In the old days I collected cookbooks and once had two floor to near ceiling bookcases filled with cookbooks, but I did a purge awhile ago and got rid of most of them.  Now I have four shelves and a lot more cookbooks than most folks have but just a fraction of what I used to have.  I get most of my recipes on line anyway and a lot of the books I keep for sentimental reasons (could I throw away the book that my old roommate and I shared in the 60s...our bible in those days? or Trifles from Tiny Tots?).   Most of them have one recipe that I know I have made frequently (Lamb Soup of the Middle East, Walt's beer lamb chops, Burgundy beef balls, my favorite recipe for lemon meringue pie, etc, for example) so I keep the whole book.

Nowadays, with no kids in the house and our "entertaining" made difficult thanks to the three fur persons who live with us, I don't do all that fancy stuff any more.  I pretty much have a stock of easy standard recipes and repeat them over and over again (like Joe Special, which is hamburger browned, with garlic, mixed with cooked spinach, scrambled eggs and Parmesan cheese, or macaroni and cheese, which I make from scratch, without a recipe).

I love that cooking shows are so plentiful...and accessible these days.  By "accessible," I mean that in the days of Julia Child, who started the whole TV chef business, the things you learned to make seemed complex and something that was daunting.  Now we still have chefs, but also home-cooks, like Rachel Ray, Ree Drummond (the Pioneer Woman) and country singer Trisha Yearwood, who make really good food that you might never think of making, but who make it the way the home cook would, with stuff that you probably have in your cupboard.

I watch cooking shows the way I used to read cookbooks, for entertainment and maybe a little inspiration.  If I see a dish that looks good, I can go on line and find the recipe for it, and then adapt it to whatever I have in my cupboard or refrigerator.

On Saturday mornings, I often just turn on the Food Network and let it run all day.  If I overhear them talking about a recipe that sounds interesting, or a technique that I have never used, I'll sit down and watch and then go to the Food Network web site and find the recipe.

I covet Ree Drummond's kitchen.  Even if I could afford to keep my kitchen stocked as completely as she does, I dont have nearly the cupboard space to put it all.  No matter what she goes to cook, she seems to have a great stock of the ingredients needed to make it (of course I know that some of it is "television" too!  But it really is her kitchen in which they film...I remember it from the days when she was just a food blogger before the Food Network had ever heard of her.

She made a great herb butter to put on steaks the other day and I had to try it.  Lemme tell you, I can make a great 7 course Chinese meal and make my own baklava, churn my own ice cream, and make my own pizza dough, but what I can't do to satisfy myself, is cook a steak.  I dunno if it's my cooking or that I don't know how to shop for a good piece of beef.   I've been cooking steak for 60 years and never like the way it turns out.   But I made this butter, which is butter whipped together with parsley, garlic, red pepper flakes, lemon zest and lemon juice and then rolled into a ball and put in the fridge until firm.
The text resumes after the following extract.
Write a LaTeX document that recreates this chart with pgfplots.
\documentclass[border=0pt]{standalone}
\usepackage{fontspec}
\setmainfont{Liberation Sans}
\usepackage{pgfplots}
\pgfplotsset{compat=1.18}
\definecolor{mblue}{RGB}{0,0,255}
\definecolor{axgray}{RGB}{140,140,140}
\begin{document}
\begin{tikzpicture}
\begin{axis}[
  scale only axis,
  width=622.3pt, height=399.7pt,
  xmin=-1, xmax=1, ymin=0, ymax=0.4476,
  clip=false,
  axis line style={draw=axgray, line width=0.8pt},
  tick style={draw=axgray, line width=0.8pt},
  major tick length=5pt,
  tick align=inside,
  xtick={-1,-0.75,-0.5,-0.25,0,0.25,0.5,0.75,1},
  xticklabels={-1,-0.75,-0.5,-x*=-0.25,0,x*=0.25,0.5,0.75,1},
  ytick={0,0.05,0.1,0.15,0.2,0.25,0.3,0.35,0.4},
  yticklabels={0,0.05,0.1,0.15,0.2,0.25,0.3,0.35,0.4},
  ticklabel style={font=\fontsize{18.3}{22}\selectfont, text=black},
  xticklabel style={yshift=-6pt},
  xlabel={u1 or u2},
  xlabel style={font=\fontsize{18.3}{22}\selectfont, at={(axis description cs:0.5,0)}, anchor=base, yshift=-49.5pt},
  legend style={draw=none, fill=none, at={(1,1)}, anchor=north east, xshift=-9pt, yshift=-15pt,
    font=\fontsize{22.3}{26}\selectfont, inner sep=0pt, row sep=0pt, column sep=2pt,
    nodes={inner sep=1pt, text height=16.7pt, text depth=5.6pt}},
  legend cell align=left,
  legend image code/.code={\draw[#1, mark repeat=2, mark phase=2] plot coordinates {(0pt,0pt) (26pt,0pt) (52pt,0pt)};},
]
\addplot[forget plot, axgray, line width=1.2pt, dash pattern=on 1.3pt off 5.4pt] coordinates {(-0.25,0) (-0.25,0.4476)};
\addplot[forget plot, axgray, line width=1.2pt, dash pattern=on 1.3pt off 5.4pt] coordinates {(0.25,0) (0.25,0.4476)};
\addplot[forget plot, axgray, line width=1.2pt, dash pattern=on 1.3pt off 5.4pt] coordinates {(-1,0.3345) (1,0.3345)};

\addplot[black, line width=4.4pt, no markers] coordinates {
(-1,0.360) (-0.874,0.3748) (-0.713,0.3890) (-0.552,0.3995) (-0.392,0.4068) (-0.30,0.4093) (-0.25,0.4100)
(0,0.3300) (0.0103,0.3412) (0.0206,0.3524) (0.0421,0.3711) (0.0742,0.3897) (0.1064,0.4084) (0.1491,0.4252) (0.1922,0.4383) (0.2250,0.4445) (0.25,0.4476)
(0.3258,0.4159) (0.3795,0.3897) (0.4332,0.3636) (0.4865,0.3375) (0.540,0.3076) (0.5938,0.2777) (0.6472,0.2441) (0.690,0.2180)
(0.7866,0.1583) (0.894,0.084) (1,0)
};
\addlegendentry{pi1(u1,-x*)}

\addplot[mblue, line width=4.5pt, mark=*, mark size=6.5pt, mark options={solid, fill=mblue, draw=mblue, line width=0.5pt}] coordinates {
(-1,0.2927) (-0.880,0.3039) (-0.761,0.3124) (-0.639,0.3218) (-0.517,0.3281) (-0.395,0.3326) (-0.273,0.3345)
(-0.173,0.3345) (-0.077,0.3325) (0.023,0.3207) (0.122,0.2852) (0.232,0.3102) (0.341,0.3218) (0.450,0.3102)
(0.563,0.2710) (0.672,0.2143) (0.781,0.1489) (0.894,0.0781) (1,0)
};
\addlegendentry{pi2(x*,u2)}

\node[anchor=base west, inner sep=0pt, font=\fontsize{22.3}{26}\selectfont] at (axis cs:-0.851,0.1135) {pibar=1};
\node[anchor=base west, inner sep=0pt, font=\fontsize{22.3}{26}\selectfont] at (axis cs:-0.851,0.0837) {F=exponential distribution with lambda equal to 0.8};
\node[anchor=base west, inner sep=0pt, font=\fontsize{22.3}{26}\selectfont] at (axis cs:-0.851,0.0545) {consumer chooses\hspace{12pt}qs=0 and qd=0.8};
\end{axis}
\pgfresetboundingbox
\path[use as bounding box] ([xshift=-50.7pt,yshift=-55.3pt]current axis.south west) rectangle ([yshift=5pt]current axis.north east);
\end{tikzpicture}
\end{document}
When the steaks are done, you slice off a chunk of the butter and put it on top of the cooked steak, letting it melt into the meat.  Lemme tell you, I loved it.  Definitely improved the meat (which I still wasn't thrilled with).

This weekend, I caught the Celebrity cookoff, with team Rachel Ray vs. team Guy Fieri.  Not a show I'd ever seen before (and probably won't watch again), but this time they were making food to sell at the beach and Florence Henderson won the cometition with a hot dog she had "frosted" with dijon mustard, wrapped in a slice of pastrami.  Then you grill it for 4 minutes on each side, put in a warm bun and top with her special cole slaw.  
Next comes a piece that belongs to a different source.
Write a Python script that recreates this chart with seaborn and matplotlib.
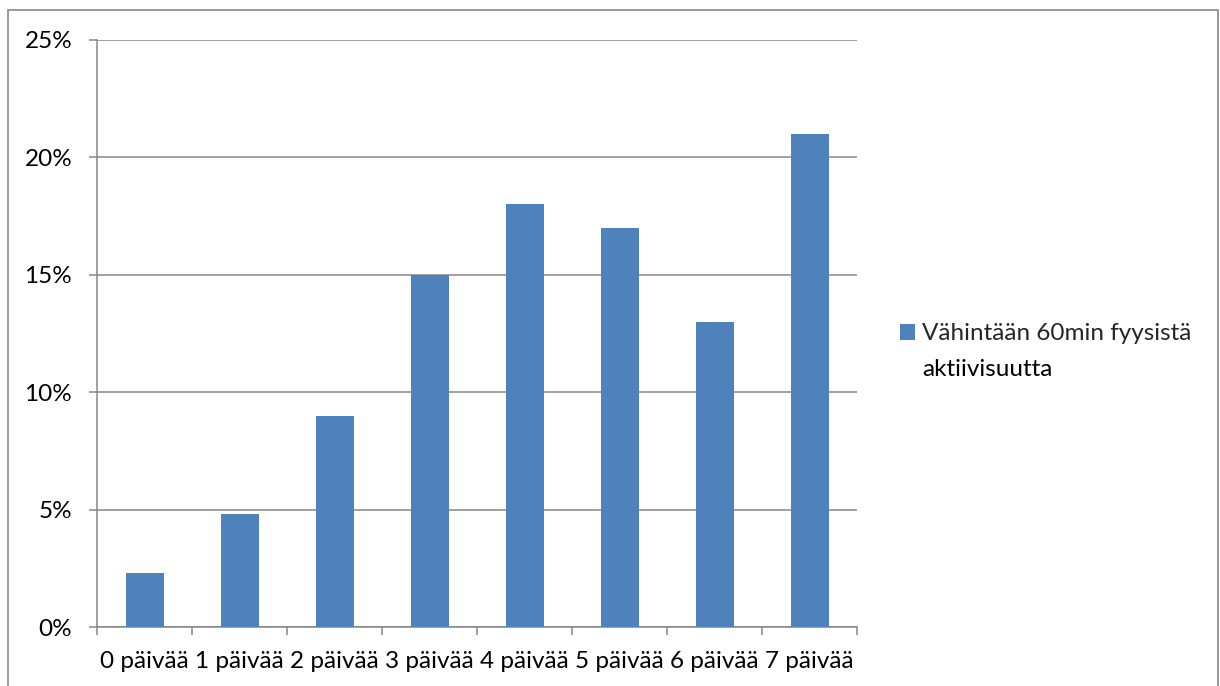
import matplotlib
matplotlib.use("Agg")
import matplotlib.pyplot as plt
import matplotlib.patches as mpatches
from matplotlib.ticker import FuncFormatter, FixedLocator
import seaborn as sns
import pandas as pd

# Share of pupils by number of days with at least 60 min of physical activity
days = ["0 päivää", "1 päivää", "2 päivää", "3 päivää",
        "4 päivää", "5 päivää", "6 päivää", "7 päivää"]
shares = [2.3, 4.8, 9.0, 15.0, 18.0, 17.0, 13.0, 21.0]
series_lines = ["Vähintään 60min fyysistä", "aktiivisuutta"]
y_ticks = [0, 5, 10, 15, 20, 25]

bar_color = "#4F81BD"
axis_grey = "#868686"
font_size = 17.5

sns.set_theme(style="white")
plt.rcParams["font.family"] = ["Lato", "DejaVu Sans"]

df = pd.DataFrame({"day": days, "share": shares})

fig = plt.figure(figsize=(12.2, 6.86), dpi=100)
ax = fig.add_axes([97 / 1220, 1 - 627 / 686, (857 - 97) / 1220, (627 - 40) / 686])

sns.barplot(data=df, x="day", y="share", color=bar_color, width=0.4,
            saturation=1, ax=ax, zorder=3, edgecolor="none")

ax.set_xlim(-0.5, len(days) - 0.5)
ax.set_ylim(0, 25)
ax.yaxis.set_major_locator(FixedLocator(y_ticks))
ax.yaxis.set_major_formatter(FuncFormatter(lambda v, _: f"{v:.0f}%"))
ax.set_xlabel("")
ax.set_ylabel("")

# Horizontal gridlines
ax.grid(axis="y", color=axis_grey, linewidth=1.1, zorder=0)
ax.grid(axis="x", visible=False)

for side in ["top", "right"]:
    ax.spines[side].set_visible(False)
for side in ["left", "bottom"]:
    ax.spines[side].set_color(axis_grey)
    ax.spines[side].set_linewidth(1.1)

# Y ticks extend the gridlines outward; X ticks sit between categories
ax.tick_params(axis="y", which="major", direction="out", length=5.8, width=1.1,
               color=axis_grey, labelsize=font_size, pad=12, labelcolor="black", left=True)
ax.set_xticks(range(len(days)))
ax.set_xticklabels(days)
ax.set_xticks([i - 0.5 for i in range(len(days) + 1)], minor=True)
ax.tick_params(axis="x", which="major", length=0, labelsize=font_size, pad=17,
               labelcolor="black")
ax.tick_params(axis="x", which="minor", direction="out", length=5.8, width=1.1,
               color=axis_grey, bottom=True)

# Legend: first line beside the swatch, continuation line beneath it
handle = mpatches.Patch(facecolor=bar_color, edgecolor="none", label=series_lines[0])
leg = fig.legend(handles=[handle], loc="center left",
                 bbox_to_anchor=(900 / 1220, 1 - 334 / 686),
                 frameon=False, fontsize=font_size, handlelength=0.62, handleheight=0.62,
                 handletextpad=0.3, borderaxespad=0, borderpad=0)
fig.canvas.draw()
first = leg.get_texts()[0]
bb = first.get_window_extent().transformed(fig.transFigure.inverted())
fig.text(bb.x0, bb.y0 - 35 / 686 + (bb.y1 - bb.y0) / 2, series_lines[1],
         fontsize=font_size, va="center", ha="left", color="black")

# Outer chart border
border = mpatches.Rectangle((8 / 1220, -0.05), (1218 - 8) / 1220, 1.05 - 10 / 686,
                            transform=fig.transFigure, fill=False,
                            edgecolor="#898989", linewidth=1.2)
fig.patches.append(border)

fig.savefig("out.png", dpi=100)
I decided to make that for dinner.  Right away, I dropped the coleslaw because Walt doesnt like cole slaw.  Then I decided to wrap the hot dogs in bacon, since we didn't have pastrami. I also had no dijon, so used Mendocino Mustard.   And ecause I wasn't going to top the bun with cole slaw, I warmed a piece of Swiss cheese in it when I was warming the bun.  The end result was tasty--nothing like what Florence Henderson made, but she had given the inspiration to experiment on my own.

That's pretty much what I do with just about every recipe I try.   So far, I haven't received many complaints.

2 comments:

Mary Z said...

Can I come eat at your house?

I cook that way, too, and am a pretty good cook. But I don't really enjoy doing it. I'm a terrific appreciator!

Harriet said...

My mother expected me to help cook after she started working outside the home, but she didn't like the way I did things. (I shaped oval hamburgers because my hands are small, even though I used the same amount of meat. She reshaped them round before she put them in the pan.)

So I began cooking her way but learned a lot more after I got married. By the time my third child was born -- since it wasn't her kitchen -- she liked my cooking.